Async Processing: Retries, Idempotency, and DLQ

How to build async processing that doesn’t lose messages, doesn’t process them twice, and doesn’t silently drop failures.

Context

Async processing is essential for decoupling services and handling variable load, but introduces three fundamental problems:

Messages can fail: Network issues, downstream outages, bugs
Retries can duplicate: Same message processed multiple times
Failures can hide: Messages silently dropped or stuck in limbo

Most async architectures handle the happy path well. Real systems need the sad paths covered.

Constraints

Compliance: Financial transactions must have exactly-once semantics (or audit-safe at-least-once with idempotency)
Timeline: Black Friday in 4 months; must handle 10x normal load
Team: 3 engineers, limited Kafka expertise; currently using RabbitMQ
Dependencies: Payment provider has 99.9% SLA; occasionally returns 500s for 2-3 minutes
Budget: Can’t afford Kafka licensing; must use open-source or existing infrastructure

Options Considered

Option	Pros	Cons	Effort
A: RabbitMQ with manual retry logic	Uses existing infra, well-understood	Complex retry logic, DLQ handling manual	Medium
B: Migrate to Kafka	Better guarantees, industry standard	Learning curve, operational complexity, timeline risk	High
C: AWS SQS + Lambda	Managed, built-in DLQ, auto-scaling	Vendor lock-in, cold start latency, cost at scale	Medium
D: RabbitMQ + idempotency layer + custom DLQ handler	Builds on existing, explicit guarantees	Requires idempotency key storage, monitoring effort	Medium

Decision

Option D: RabbitMQ with explicit idempotency layer and custom DLQ handling

We keep RabbitMQ but add:

Idempotency keys stored in Redis with 7-day TTL
Exponential backoff retry with jitter (3 retries, then DLQ)
DLQ processor that alerts, stores context, and enables manual replay
Transactional outbox for critical paths (payment events)

Trade-offs Accepted

Redis as idempotency store: Single point of failure; mitigated by Redis Sentinel
Manual DLQ processing: Not fully automated; requires on-call runbook
Outbox pattern complexity: Two-phase commits avoided but eventual consistency window exists

These are acceptable because:

Redis failure is recoverable (worst case: duplicate processing, caught by downstream idempotency)
DLQ volume is low (under 0.1% of messages); manual review is feasible
Eventual consistency window is under 5 seconds; acceptable for our use case

Second-Order Effects

Observability requirements: Need distributed tracing to follow message through retries
Testing complexity: Integration tests must cover retry scenarios
Capacity planning: Redis needs sizing for idempotency key storage
On-call runbooks: DLQ handling procedures required

Failure Modes

Failure	Impact	Mitigation
Idempotency key storage fails	Duplicate processing possible	Secondary check in database transaction
DLQ fills up unnoticed	Customer-facing issues undetected	Alert when DLQ depth > 100
Retry storm during outage	Amplifies downstream failure	Circuit breaker + exponential backoff with jitter
Message ordering lost	Business logic errors	Partition by entity ID; accept eventual consistency

Common Failure Modes in Practice

Example 1: The retry storm

Payment provider returns 503 for 2 minutes. All in-flight payment messages retry simultaneously. Provider rate-limits us. Retries fail. Messages go to DLQ. Customers see failed payments. Manual intervention required for 500 orders.
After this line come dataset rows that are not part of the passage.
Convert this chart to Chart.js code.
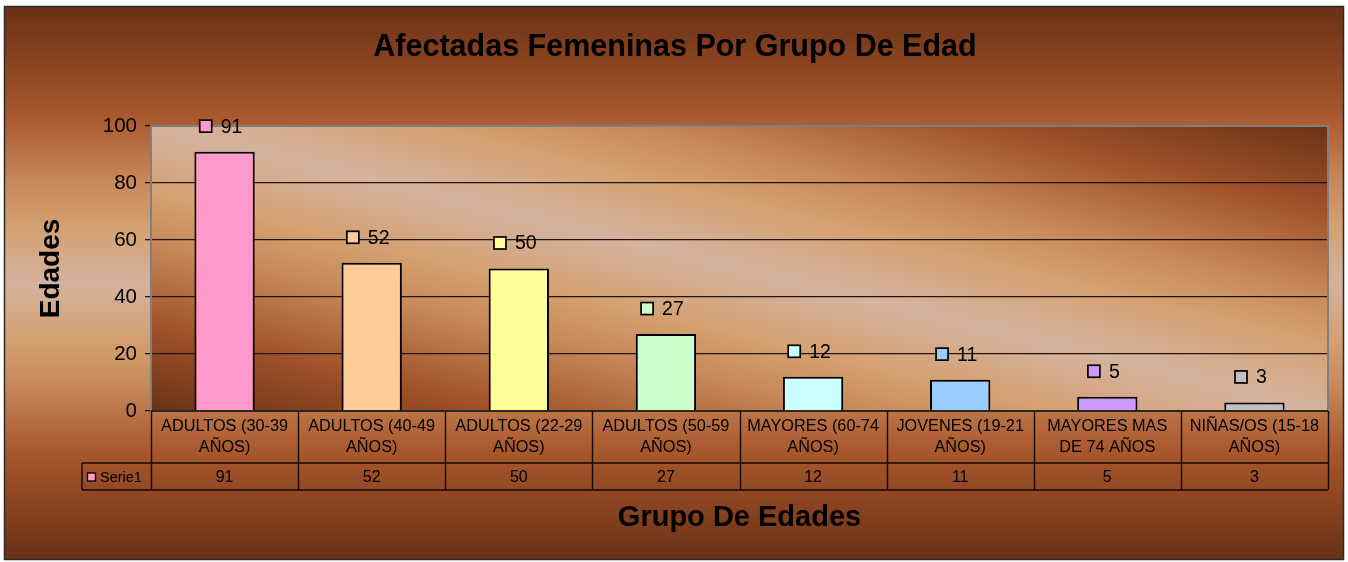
<!DOCTYPE html>
<html>
<head>
<meta charset="utf-8">
<script src="https://cdn.jsdelivr.net/npm/chart.js@4.4.0/dist/chart.umd.min.js"></script>
<style>
html,body{margin:0;padding:0;background:#ffffff;}
#wrap{width:1348px;height:562px;position:relative;}
</style>
</head>
<body>
<div id="wrap"><canvas id="c" width="1348" height="562"></canvas></div>
<script>
const chartTitle = 'Afectadas Femeninas Por Grupo De Edad';
const yAxisTitle = 'Edades';
const xAxisTitle = 'Grupo De Edades';
const seriesName = 'Serie1';
const categories = [
  ['ADULTOS (30-39', 'AÑOS)'],
  ['ADULTOS (40-49', 'AÑOS)'],
  ['ADULTOS (22-29', 'AÑOS)'],
  ['ADULTOS (50-59', 'AÑOS)'],
  ['MAYORES (60-74', 'AÑOS)'],
  ['JOVENES (19-21', 'AÑOS)'],
  ['MAYORES MAS', 'DE 74 AÑOS'],
  ['NIÑAS/OS (15-18', 'AÑOS)']
];
const values = [91, 52, 50, 27, 12, 11, 5, 3];
const barColors = ['#FF99CC', '#FFCC99', '#FFFF99', '#CCFFCC', '#CCFFFF', '#99CCFF', '#CC99FF', '#C0C0C0'];
const yTicks = [0, 20, 40, 60, 80, 100];

const FONT = '"Liberation Sans", Arial, Helvetica, sans-serif';
Chart.defaults.font.family = FONT;
Chart.defaults.color = '#000';

const bgStops = [
  [0.00, '#683116'], [0.10, '#8a4320'], [0.20, '#a9592d'], [0.32, '#c98a5c'],
  [0.40, '#d3a170'], [0.50, '#d5b29e'], [0.60, '#d3a170'], [0.68, '#c98a5c'],
  [0.80, '#a9592d'], [0.90, '#8a4320'], [1.00, '#683116']
];
const plotStops = [
  [0.00, '#6a3216'], [0.15, '#a0512a'], [0.30, '#c88a5c'], [0.38, '#d4a070'],
  [0.50, '#d6b39f'], [0.62, '#d4a070'], [0.70, '#c88a5c'], [0.85, '#a0512a'],
  [1.00, '#6a3216']
];

const backgroundPlugin = {
  id: 'bg',
  beforeDraw(chart) {
    const ctx = chart.ctx;
    ctx.save();
    let g = ctx.createLinearGradient(0, 6, 0, 560);
    bgStops.forEach(s => g.addColorStop(s[0], s[1]));
    ctx.fillStyle = g;
    ctx.fillRect(4, 6, 1340, 554);
    ctx.strokeStyle = '#2a2a2a';
    ctx.lineWidth = 1.5;
    ctx.strokeRect(4.5, 6.5, 1339, 553);
    const a = chart.chartArea;
    const W = a.right - a.left, H = a.bottom - a.top;
    const cx = (a.left + a.right) / 2, cy = (a.top + a.bottom) / 2;
    const L = Math.hypot(W, H);
    const nx = H / L, ny = -W / L, d = W * H / L;
    g = ctx.createLinearGradient(cx - nx * d, cy - ny * d, cx + nx * d, cy + ny * d);
    plotStops.forEach(s => g.addColorStop(s[0], s[1]));
    ctx.fillStyle = g;
    ctx.fillRect(a.left, a.top, W, H);
    ctx.restore();
  },
  beforeDatasetsDraw(chart) {
    const ctx = chart.ctx, a = chart.chartArea;
    ctx.save();
    ctx.strokeStyle = '#7f7f7f';
    ctx.lineWidth = 2;
    ctx.strokeRect(a.left, a.top, a.right - a.left, a.bottom - a.top);
    ctx.restore();
  }
};

const labelPlugin = {
  id: 'barLabels',
  afterDatasetsDraw(chart) {
    const ctx = chart.ctx;
    const meta = chart.getDatasetMeta(0);
    ctx.save();
    ctx.font = '19.5px ' + FONT;
    ctx.textBaseline = 'middle';
    ctx.textAlign = 'left';
    meta.data.forEach((bar, i) => {
      const txt = String(values[i]);
      const tw = ctx.measureText(txt).width;
      const sq = 12, gap = 8;
      const gw = sq + 1 + gap + tw;
      const x0 = bar.x - gw / 2 - 3.5;
      const yc = bar.y - 25.5;
      ctx.fillStyle = barColors[i];
      ctx.fillRect(x0, yc - sq / 2, sq, sq);
      ctx.strokeStyle = '#000';
      ctx.lineWidth = 1.7;
      ctx.strokeRect(x0, yc - sq / 2, sq, sq);
      ctx.fillStyle = '#000';
      ctx.fillText(txt, x0 + sq + 1 + gap, yc + 1);
    });
    ctx.restore();
  }
};

const tablePlugin = {
  id: 'dataTable',
  afterDraw(chart) {
    const ctx = chart.ctx, a = chart.chartArea, xs = chart.scales.x;
    const n = values.length;
    const catW = (a.right - a.left) / n;
    const top = a.bottom, mid = a.bottom + 52, bot = a.bottom + 79;
    const legL = 82;
    ctx.save();
    ctx.strokeStyle = '#140800';
    ctx.lineWidth = 1.4;
    ctx.beginPath();
    ctx.moveTo(a.left, top); ctx.lineTo(a.right, top);
    ctx.moveTo(legL, mid); ctx.lineTo(a.right, mid);
    ctx.moveTo(legL, bot); ctx.lineTo(a.right, bot);
    for (let i = 0; i <= n; i++) {
      const bx = Math.round(a.left + i * catW) + 0.5;
      ctx.moveTo(bx, top); ctx.lineTo(bx, bot);
    }
    ctx.moveTo(legL, mid); ctx.lineTo(legL, bot);
    ctx.stroke();
    ctx.fillStyle = '#000';
    ctx.font = '16px ' + FONT;
    ctx.textAlign = 'center';
    ctx.textBaseline = 'middle';
    const ry = (mid + bot) / 2 + 1;
    values.forEach((v, i) => {
      ctx.fillText(String(v), xs.getPixelForValue(i), ry);
    });
    ctx.fillStyle = barColors[0];
    ctx.fillRect(87.5, ry - 4.5, 8, 8);
    ctx.strokeStyle = '#000';
    ctx.lineWidth = 1.3;
    ctx.strokeRect(87.5, ry - 4.5, 8, 8);
    ctx.fillStyle = '#000';
    ctx.font = '14.5px ' + FONT;
    ctx.textAlign = 'left';
    ctx.fillText(seriesName, 100, ry + 0.5);
    ctx.restore();
  }
};

new Chart(document.getElementById('c'), {
  type: 'bar',
  data: {
    labels: categories,
    datasets: [{
      label: seriesName,
      data: values,
      backgroundColor: barColors,
      borderColor: '#000',
      borderWidth: 2,
      borderSkipped: 'bottom',
      categoryPercentage: 1,
      barPercentage: 0.41
    }]
  },
  options: {
    responsive: false,
    animation: false,
    devicePixelRatio: 1,
    layout: { padding: { left: 22, right: 20, top: 0, bottom: 6 } },
    plugins: {
      legend: { display: false },
      tooltip: { enabled: false },
      title: {
        display: true,
        text: chartTitle,
        color: '#000',
        font: { size: 30.5, weight: 'bold', family: FONT },
        padding: { top: 29.2, bottom: 60.2 }
      }
    },
    scales: {
      x: {
        type: 'category',
        offset: true,
        grid: { display: false, drawTicks: false, drawOnChartArea: false },
        border: { display: true, color: '#140800', width: 1.4 },
        ticks: {
          autoSkip: false,
          maxRotation: 0,
          minRotation: 0,
          padding: 5.5,
          color: '#000',
          font: { size: 16.3, family: FONT, lineHeight: 1.28 }
        },
        title: {
          display: true,
          text: xAxisTitle,
          color: '#000',
          font: { size: 29, weight: 'bold', family: FONT },
          padding: { top: 0, bottom: 20.5 }
        },
        afterFit(scale) { scale.height = 145; }
      },
      y: {
        min: 0,
        max: 100,
        afterBuildTicks(scale) { scale.ticks = yTicks.map(v => ({ value: v })); },
        grid: {
          color: ctx => (ctx.tick && (ctx.tick.value === 0 || ctx.tick.value === 100)) ? 'rgba(0,0,0,0)' : '#24140a',
          tickColor: '#24140a',
          tickLength: 6,
          lineWidth: 1.3
        },
        border: { display: false },
        ticks: {
          padding: 8,
          color: '#000',
          font: { size: 20.5, family: FONT }
        },
        title: {
          display: true,
          text: yAxisTitle,
          color: '#000',
          font: { size: 28, weight: 'bold', family: FONT },
          padding: { top: 12.7, bottom: 0 }
        },
        afterFit(scale) { scale.width = 129; }
      }
    }
  },
  plugins: [backgroundPlugin, labelPlugin, tablePlugin]
});
</script>
</body>
</html>
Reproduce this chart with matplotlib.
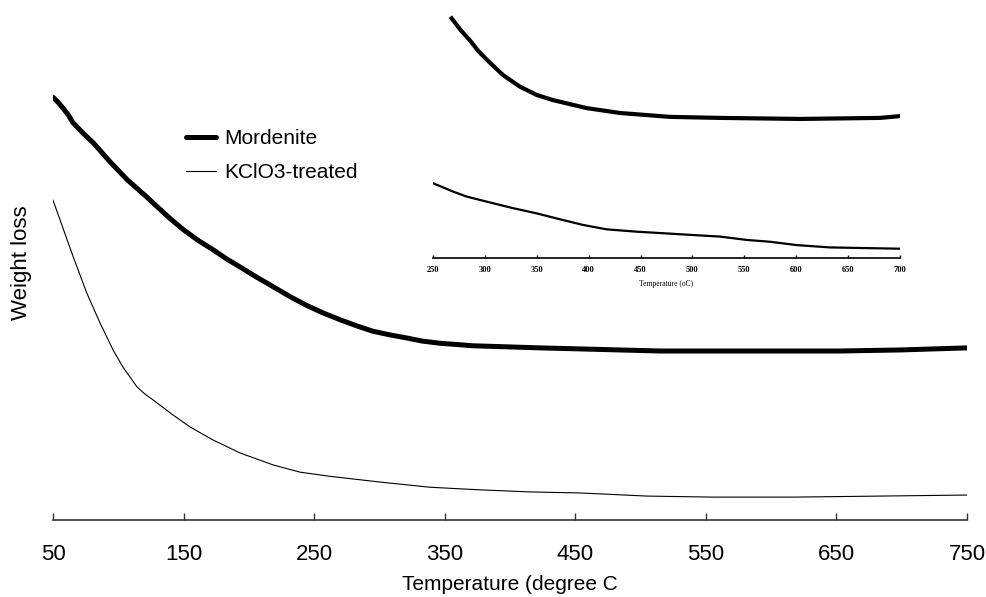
import matplotlib
matplotlib.use("Agg")
import matplotlib.pyplot as plt

# Thermogravimetric weight-loss curves (arbitrary weight units, 0-100)
temp_mordenite = [50, 54, 58, 62, 65, 73, 81, 94, 107, 121, 130, 140, 150, 161,
                  173, 183, 193, 206, 219, 232, 244, 257, 270, 283, 295, 308,
                  321, 333, 346, 372, 398, 423, 454, 484, 515, 561, 607, 653,
                  699, 750]
wt_mordenite = [81.3, 80.3, 79.1, 77.8, 76.5, 74.4, 72.5, 68.8, 65.4, 62.3,
                60.2, 57.9, 55.8, 53.8, 51.9, 50.2, 48.7, 46.7, 44.8, 42.9,
                41.3, 39.8, 38.5, 37.3, 36.3, 35.6, 35.0, 34.4, 34.0, 33.5,
                33.3, 33.1, 32.9, 32.7, 32.5, 32.5, 32.5, 32.5, 32.7, 33.1]

temp_kclo3 = [50, 65.5, 75.8, 86.0, 96.0, 103.6, 114.3, 120.5, 126.6, 141.9,
              154.9, 172.5, 193.2, 218.5, 239.2, 262.1, 300.4, 338.7, 377.0,
              415.3, 453.6, 504.9, 555.5, 616.7, 683.3, 750]
wt_kclo3 = [61.5, 50.6, 43.7, 37.9, 32.7, 29.4, 25.6, 24.2, 23.1, 20.2,
            17.9, 15.4, 12.9, 10.6, 9.2, 8.4, 7.3, 6.3, 5.8,
            5.4, 5.2, 4.6, 4.4, 4.4, 4.6, 4.8]

# Inset: magnified high-temperature region
inset_temp_mordenite = [268.0, 276.5, 285.7, 293.5, 301.7, 317.5, 333.8, 349.9,
                        365.6, 398.1, 430.2, 478.4, 526.6, 603.6, 680.7, 700]
inset_wt_mordenite = [92.9, 88.4, 84.3, 80.3, 76.9, 70.9, 66.4, 63.2,
                      61.2, 58.1, 56.2, 54.7, 54.3, 53.9, 54.3, 55.0]

inset_temp_kclo3 = [250, 269.6, 282.5, 308.1, 327.4, 349.9, 372.4, 394.8, 417.4,
                    446.3, 471.9, 500.8, 526.6, 552.3, 574.7, 600.5, 632.6, 700]
inset_wt_kclo3 = [29.0, 25.7, 23.8, 21.2, 19.3, 17.3, 15.0, 12.8, 11.1,
                  10.2, 9.6, 8.9, 8.3, 7.0, 6.3, 5.0, 4.1, 3.6]

main_ticks = [50, 150, 250, 350, 450, 550, 650, 750]
inset_ticks = [250, 300, 350, 400, 450, 500, 550, 600, 650, 700]

sans = "Liberation Sans"
serif = "Liberation Serif"

W, H = 987, 597
fig = plt.figure(figsize=(W / 100, H / 100), dpi=100)

def box(x0, y0, x1, y1):
    return [x0 / W, 1 - y1 / H, (x1 - x0) / W, (y1 - y0) / H]

ax = fig.add_axes(box(53, 0, 967, 520))
ax.plot(temp_mordenite, wt_mordenite, color="black", lw=3.6,
        solid_capstyle="round", solid_joinstyle="round", label="Mordenite")
ax.plot(temp_kclo3, wt_kclo3, color="black", lw=0.8, label="KClO3-treated")
ax.set_xlim(50, 750)
ax.set_ylim(0, 100)
for s in ("left", "right", "top"):
    ax.spines[s].set_visible(False)
ax.spines["bottom"].set_color("#333333")
ax.spines["bottom"].set_linewidth(1.2)
ax.set_yticks([])
ax.set_xticks(main_ticks)
ax.tick_params(axis="x", direction="in", length=5, width=1.0, color="#333333",
               pad=17, labelsize=16)
for t in ax.get_xticklabels():
    t.set_fontfamily(sans)
ax.patch.set_alpha(0)

fig.text(510 / W, 1 - 585 / H, "Temperature (degree C", ha="center", va="center",
         fontsize=15, family=sans)
fig.text(22 / W, 1 - 263 / H, "Weight loss", ha="center", va="center",
         rotation=90, fontsize=16, family=sans)

leg = ax.legend(loc="upper left", bbox_to_anchor=(186 / W, 1 - 129 / H),
                bbox_transform=fig.transFigure, frameon=False,
                prop={"family": sans, "size": 15}, handlelength=1.45,
                handletextpad=0.38, labelspacing=0.72, borderaxespad=0,
                borderpad=0)

ins = fig.add_axes(box(433, 0, 900, 258))
ins.plot(inset_temp_mordenite, inset_wt_mordenite, color="black", lw=3.0,
         solid_joinstyle="round")
ins.plot(inset_temp_kclo3, inset_wt_kclo3, color="black", lw=1.6)
ins.set_xlim(250, 700)
ins.set_ylim(0, 100)
for s in ("left", "right", "top"):
    ins.spines[s].set_visible(False)
ins.spines["bottom"].set_linewidth(1.2)
ins.set_yticks([])
ins.set_xticks(inset_ticks)
ins.tick_params(axis="x", direction="in", length=2.5, width=1.0, pad=6, labelsize=6)
for t in ins.get_xticklabels():
    t.set_fontfamily(serif)
    t.set_fontweight("bold")
ins.patch.set_alpha(0)
fig.text(666 / W, 1 - 284 / H, "Temperature (oC)", ha="center", va="center",
         fontsize=5.5, family=serif)

fig.savefig("out.png", dpi=100)
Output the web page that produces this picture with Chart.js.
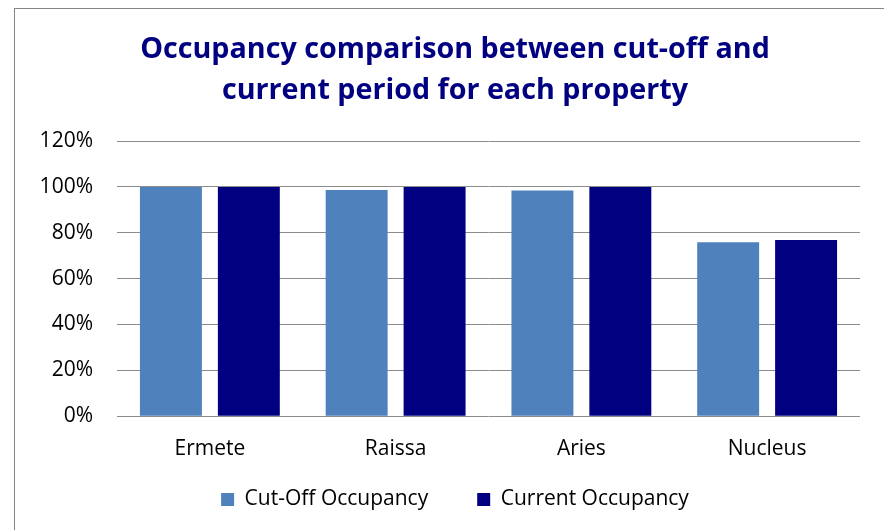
<!DOCTYPE html>
<html>
<head>
    <meta charset="UTF-8"/>
    <title>Occupancy comparison</title>
    <script src="https://cdn.jsdelivr.net/npm/chart.js@4"></script>
    <style>
        html, body { margin: 0; padding: 0; overflow: hidden; background: #fff; }
        canvas { display: block; }
    </style>
</head>
<body>
<canvas id="graficoOccupancy" width="910" height="530"></canvas>
<script type="text/javascript">
    // values, in percent
    var properties = ["Ermete", "Raissa", "Aries", "Nucleus"];
    var cutOffOccupancy = [100, 98.7, 98.4, 75.9];
    var currentOccupancy = [100, 100, 100, 76.8];
    var yTicks = [0, 20, 40, 60, 80, 100, 120];

    var labelFont = { family: "'Open Sans', sans-serif", size: 21 };

    // white background + the grey frame (only left and top are visible)
    var framePlugin = {
        id: 'frame',
        beforeDraw: function (chart) {
            var ctx = chart.ctx;
            ctx.save();
            ctx.fillStyle = '#ffffff';
            ctx.fillRect(0, 0, chart.width, chart.height);
            ctx.strokeStyle = '#868686';
            ctx.lineWidth = 1;
            ctx.strokeRect(14.5, 8.5, 1000, 1000);
            ctx.restore();
        }
    };

    var ctx = document.getElementById("graficoOccupancy");
    var myChart = new Chart(ctx, {
        type: 'bar',
        data: {
            labels: properties,
            datasets: [
                {
                    label: "Cut-Off Occupancy",
                    data: cutOffOccupancy,
                    backgroundColor: "#4F81BD",
                    barPercentage: 0.795,
                    categoryPercentage: 0.839
                },
                {
                    label: "Current Occupancy",
                    data: currentOccupancy,
                    backgroundColor: "#000080",
                    barPercentage: 0.795,
                    categoryPercentage: 0.839
                }
            ]
        },
        options: {
            responsive: false,
            animation: false,
            layout: { padding: { left: 20, right: 20, top: 0, bottom: 10 } },
            plugins: {
                title: {
                    display: true,
                    text: ["Occupancy comparison between cut-off and", "current period for each property"],
                    color: '#000080',
                    font: { family: "'Open Sans', sans-serif", size: 28.7, weight: 'bold', lineHeight: 1.43 },
                    padding: { top: 29, bottom: 30 }
                },
                legend: {
                    position: 'bottom',
                    labels: {
                        color: '#000',
                        font: labelFont,
                        boxWidth: 13,
                        boxHeight: 13,
                        padding: 49
                    }
                },
                tooltip: { enabled: false }
            },
            scales: {
                x: {
                    // keep the axis box short (the wide legend sits right under it)
                    // and let the labels draw past it instead of being clipped
                    afterFit: function (scale) {
                        scale.height = 23.8;
                        scale._computeLabelArea = function () { return undefined; };
                    },
                    grid: { display: false, drawTicks: false },
                    border: { display: false },
                    ticks: { color: '#000', font: labelFont, padding: 20 }
                },
                y: {
                    min: 0,
                    max: 120,
                    afterFit: function (scale) { scale.width = 97; },
                    afterBuildTicks: function (scale) {
                        scale.ticks = yTicks.map(function (v) { return { value: v }; });
                    },
                    grid: { color: '#8c8c8c', lineWidth: 1, drawTicks: false },
                    border: { display: false },
                    ticks: {
                        color: '#000',
                        font: labelFont,
                        padding: 24,
                        callback: function (v) { return v + '%'; }
                    }
                },
                // empty spacer on the right so title/legend centre like the original
                spacer: {
                    position: 'right',
                    afterFit: function (scale) { scale.width = 30; },
                    grid: { display: false },
                    border: { display: false },
                    ticks: { display: false }
                }
            }
        },
        plugins: [framePlugin]
    });
</script>
</body>
</html>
Fix: Exponential backoff with jitter. First retry at 1s ± 500ms, second at 4s ± 2s, third at 16s ± 8s. Spreads retry load over time.

Example 2: The silent duplicate

Order service publishes “OrderCreated” event. Consumer processes it, creates invoice. Network blip causes RabbitMQ to not receive ACK. Message redelivered. Second invoice created. Customer charged twice.

Fix: Idempotency key (order_id + event_type) checked before processing. If exists, ACK immediately without processing.

Observability & SLOs

Key Metrics:

Message processing latency (p50, p95, p99)
Retry rate by queue
DLQ depth by queue
Idempotency hit rate (duplicate detection)
End-to-end message delivery time

SLO Targets:

99.9% of messages processed within 30 seconds
DLQ depth < 100 messages (sustained)
Zero undetected DLQ messages > 1 hour old

Alerting:

Page if DLQ depth > 100 for 5 minutes
Warn if retry rate > 5% for 15 minutes
Page if processing latency p99 > 60 seconds

Rollout Plan

Phase 1 (Week 1): Implement idempotency layer; deploy to staging
Phase 2 (Week 2): Add retry logic with exponential backoff; chaos test
Phase 3 (Week 3): Deploy DLQ handler; create runbooks
Phase 4 (Week 4): Canary to 10% production traffic
Phase 5 (Week 5): Full rollout; load test at 10x

Rollback Criteria:

Message loss detected (consumer count < producer count)
DLQ rate > 1% of messages
Processing latency p99 > 2 minutes

Ownership

DRI: Backend Platform Team
Reviewers: Payments Team, SRE

When to Revisit

Message volume exceeds RabbitMQ cluster capacity (>50k msg/sec sustained)
Need for exactly-once semantics without idempotency (consider Kafka transactions)
Multi-region deployment requiring geo-replication
Compliance requirement for message retention > 7 days